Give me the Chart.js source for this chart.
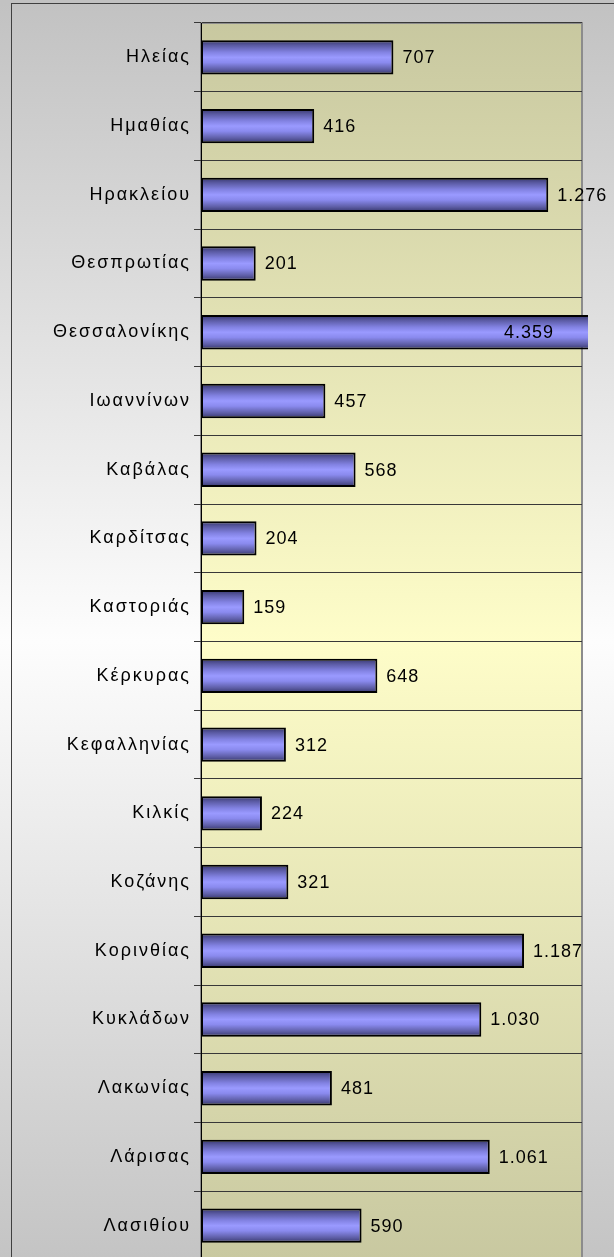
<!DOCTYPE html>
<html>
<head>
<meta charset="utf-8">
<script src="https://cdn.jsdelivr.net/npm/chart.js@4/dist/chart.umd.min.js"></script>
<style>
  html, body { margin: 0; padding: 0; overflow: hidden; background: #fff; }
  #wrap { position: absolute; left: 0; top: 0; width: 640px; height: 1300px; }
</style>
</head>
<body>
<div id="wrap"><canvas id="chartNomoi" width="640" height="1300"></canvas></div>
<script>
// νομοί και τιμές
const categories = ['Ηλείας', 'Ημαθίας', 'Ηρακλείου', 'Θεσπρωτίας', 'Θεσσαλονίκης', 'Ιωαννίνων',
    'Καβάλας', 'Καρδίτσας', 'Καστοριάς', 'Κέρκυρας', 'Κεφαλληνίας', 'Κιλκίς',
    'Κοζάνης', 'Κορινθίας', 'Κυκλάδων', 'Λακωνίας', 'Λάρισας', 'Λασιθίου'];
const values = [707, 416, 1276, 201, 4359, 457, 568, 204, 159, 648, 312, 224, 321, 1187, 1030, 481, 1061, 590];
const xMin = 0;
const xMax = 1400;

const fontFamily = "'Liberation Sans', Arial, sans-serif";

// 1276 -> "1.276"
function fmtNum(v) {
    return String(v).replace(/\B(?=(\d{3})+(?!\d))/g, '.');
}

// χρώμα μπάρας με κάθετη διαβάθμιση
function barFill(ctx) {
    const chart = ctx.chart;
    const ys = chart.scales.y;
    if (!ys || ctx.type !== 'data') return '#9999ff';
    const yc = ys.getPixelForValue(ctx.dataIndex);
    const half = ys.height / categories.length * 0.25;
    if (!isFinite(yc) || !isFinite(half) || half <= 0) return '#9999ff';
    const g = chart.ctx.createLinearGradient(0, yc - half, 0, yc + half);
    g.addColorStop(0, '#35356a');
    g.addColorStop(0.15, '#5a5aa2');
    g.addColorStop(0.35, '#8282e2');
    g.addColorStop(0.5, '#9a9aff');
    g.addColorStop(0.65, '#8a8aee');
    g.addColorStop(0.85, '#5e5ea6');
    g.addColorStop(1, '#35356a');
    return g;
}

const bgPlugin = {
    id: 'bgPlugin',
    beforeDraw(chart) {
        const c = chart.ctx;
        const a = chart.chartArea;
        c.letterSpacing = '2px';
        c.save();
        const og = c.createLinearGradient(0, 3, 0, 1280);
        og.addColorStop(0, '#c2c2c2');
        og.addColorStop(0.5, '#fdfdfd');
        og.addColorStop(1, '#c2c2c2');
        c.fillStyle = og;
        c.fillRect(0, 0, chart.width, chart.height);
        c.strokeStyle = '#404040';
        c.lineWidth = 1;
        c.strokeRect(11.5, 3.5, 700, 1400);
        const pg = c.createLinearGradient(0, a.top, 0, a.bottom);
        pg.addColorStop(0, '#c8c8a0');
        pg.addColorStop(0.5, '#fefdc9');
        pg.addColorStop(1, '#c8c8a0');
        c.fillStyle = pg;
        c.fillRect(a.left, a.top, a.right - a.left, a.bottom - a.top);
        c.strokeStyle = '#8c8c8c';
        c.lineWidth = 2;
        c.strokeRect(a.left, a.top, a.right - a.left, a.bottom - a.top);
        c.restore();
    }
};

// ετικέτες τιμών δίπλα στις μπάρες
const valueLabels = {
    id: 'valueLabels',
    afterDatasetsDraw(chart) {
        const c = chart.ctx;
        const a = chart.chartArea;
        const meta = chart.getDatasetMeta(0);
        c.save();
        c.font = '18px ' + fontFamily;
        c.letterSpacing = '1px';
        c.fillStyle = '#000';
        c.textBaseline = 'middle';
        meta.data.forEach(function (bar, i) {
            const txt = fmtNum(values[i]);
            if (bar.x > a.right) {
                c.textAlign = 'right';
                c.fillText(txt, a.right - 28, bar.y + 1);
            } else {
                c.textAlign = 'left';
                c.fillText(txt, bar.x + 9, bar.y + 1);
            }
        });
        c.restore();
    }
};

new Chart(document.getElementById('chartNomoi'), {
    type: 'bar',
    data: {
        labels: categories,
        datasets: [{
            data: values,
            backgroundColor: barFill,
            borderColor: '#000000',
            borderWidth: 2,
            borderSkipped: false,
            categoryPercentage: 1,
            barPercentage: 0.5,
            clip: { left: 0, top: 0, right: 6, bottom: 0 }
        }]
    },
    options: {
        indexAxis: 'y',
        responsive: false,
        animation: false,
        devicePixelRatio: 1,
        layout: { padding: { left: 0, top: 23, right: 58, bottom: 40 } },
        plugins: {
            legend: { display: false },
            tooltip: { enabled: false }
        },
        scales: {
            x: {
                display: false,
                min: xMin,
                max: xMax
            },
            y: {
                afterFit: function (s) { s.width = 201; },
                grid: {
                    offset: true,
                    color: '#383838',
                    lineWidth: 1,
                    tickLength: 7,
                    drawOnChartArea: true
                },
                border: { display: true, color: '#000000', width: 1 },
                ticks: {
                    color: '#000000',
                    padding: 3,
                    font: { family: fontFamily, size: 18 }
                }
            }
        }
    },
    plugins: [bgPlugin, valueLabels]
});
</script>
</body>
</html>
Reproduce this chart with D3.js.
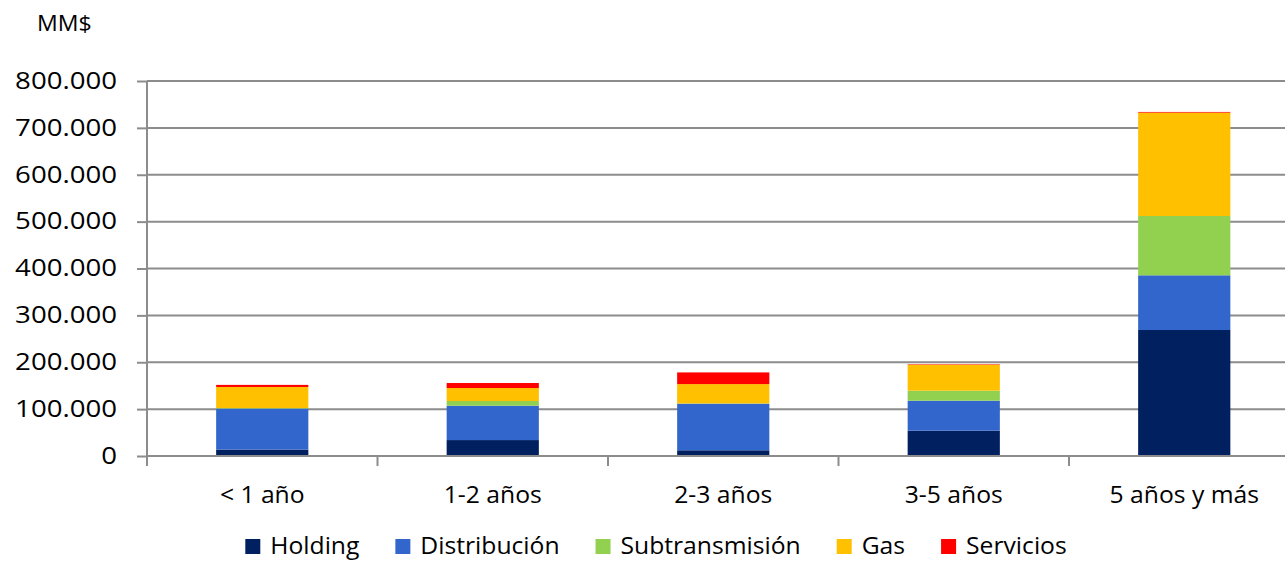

> WHAT YOU SHOULD DO: Copy down every line of the entries containing the word "this".

> WRITTEN ANSWER:
Give me the Chart.js source for this chart.
Reproduce this chart with D3.js.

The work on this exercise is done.